As software engineers and architects, your job isn’t just to build applications that work—it’s to build applications that work securely. In discussions around secure software development, two concepts often come up: secure design principles and threat modeling.
They sound similar. Some use them interchangeably. But they are not the same. In fact, understanding how they differ and how they complement each other is a hallmark of mature security thinking.
Let’s explore how you can apply both effectively in your work.
Secure design principles are like the architectural norms that make a building safe before the doors or windows are even installed. They're universal, technology-agnostic rules that guide how systems should be structured to reduce security risks by design.
Some common principles includes
Principle of Least Privilege: Components should have only the access necessary to perform their functions.
Fail Securely: Systems should default to a secure state in case of failure.
Defense in Depth: Use multiple layers of security controls so that if one fails, others still protect the system.
Keep It Simple (KISS): Complex designs often introduce subtle flaws—simplicity helps reduce errors and vulnerabilities.
Secure Defaults: The default configuration of systems should be secure.
These principles ensure that the system is designed in a way that is resilient, robust, and harder to compromise, even before you consider specific threats.
Threat modeling is a systematic process to identify how your specific application could be attacked, and what you should do to prevent that. It focuses on the real-world adversary, and how they might try to exploit your system.
It answers four key questions:
What are we building?
What could go wrong?
What are we going to do about it?
Did we do a good job?
It typically involves:
Understand what you’re building: Define architecture, components, data flows.
Identify threats: Use frameworks like STRIDE (Spoofing, Tampering, Repudiation, etc.).
Identify mitigations: What will you build or implement to reduce the risk?
Validate: Are the mitigations in place and effective?
Where secure design principles are broad and proactive, threat modeling is specific and reactive to your architecture and use cases.
Let’s say you're designing a multi-tenant SaaS platform with the following features:
User logins
Admin panel
File uploads
API integrations with third-party systems
You ensure:
Users have roles with least privilege
APIs are authenticated
Inputs are validated
File uploads are scanned
Sounds good, right? But what if you miss a very context-specific threat?

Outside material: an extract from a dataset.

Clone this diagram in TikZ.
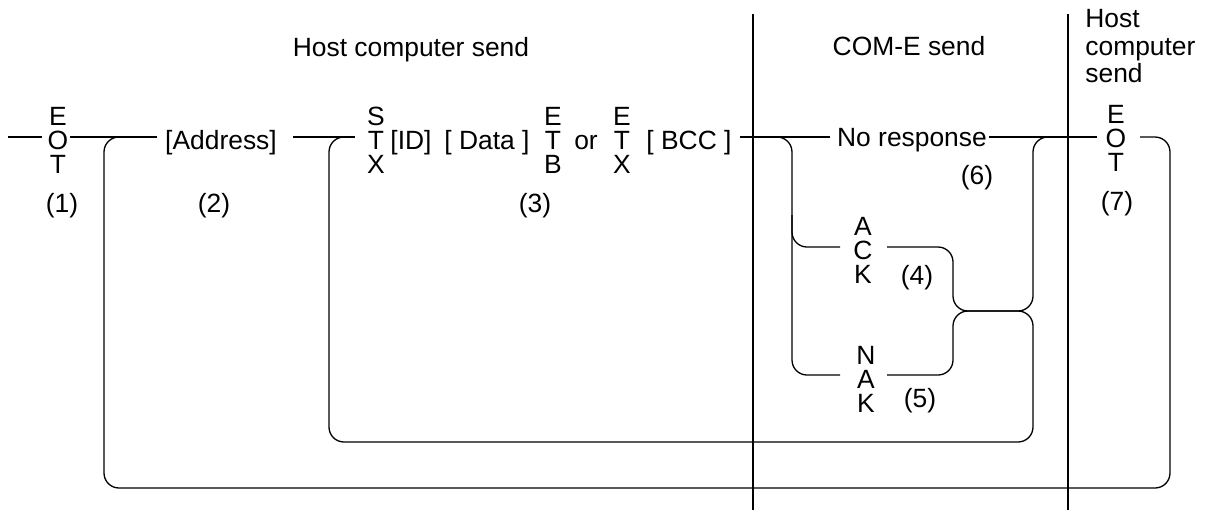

What if a malicious tenant uploads a PDF that triggers a server-side request forgery (SSRF) to access internal metadata services in AWS?
Secure design helped lay the groundwork, but you missed a threat specific to your cloud environment and use case. That’s where threat modeling would help.
You brainstorm:
What if the login API is brute-forced?
What if a malicious user escalates privileges?
What if the file upload API is abused?
Great. You start fixing things, adding WAF rules, rate limiting, RBAC. But… what if the underlying architecture violates fundamental design principles?
For example: You gave a shared Redis cache full read/write access across tenants for session management. Now, any vulnerability in one app instance can leak sessions of other customers.
No amount of threat modeling will fix a bad design choice at the core.
Think of it like this:
Secure design principles are like the blueprint rules you follow when building a house—use fire-resistant materials, ensure proper exits, etc.
Threat modeling is like hiring an inspector to check the actual blueprint and say, “Here’s where a burglar could get in, and here’s how to prevent it.”
Both are necessary. You can’t threat model effectively if your design violates basic security principles. And even a perfectly designed system may still need adjustments to address new or evolving threats.
Here’s how to incorporate both into your software lifecycle:
Apply secure design principles first. Think foundationally: How should we structure access, data flows, modules?
Then do threat modeling to examine that structure. Ask: Where are the attackers likely to hit? What’s the worst that could happen?
Implement mitigations discovered from threat modeling.
Follow secure coding standards (input validation, output encoding, logging, etc.)
Validate the threat modeling assumptions through security testing (DAST, SAST, fuzzing, etc.)
Confirm your secure design principles are still upheld in the implementation.
Secure design principles create a secure foundation. Threat modeling adds context-aware, adaptive protection. Together, they enable you to build software that’s resilient, not just compliant.
As developers and architects, you are not just coders—you’re digital defenders shaping the future of secure systems.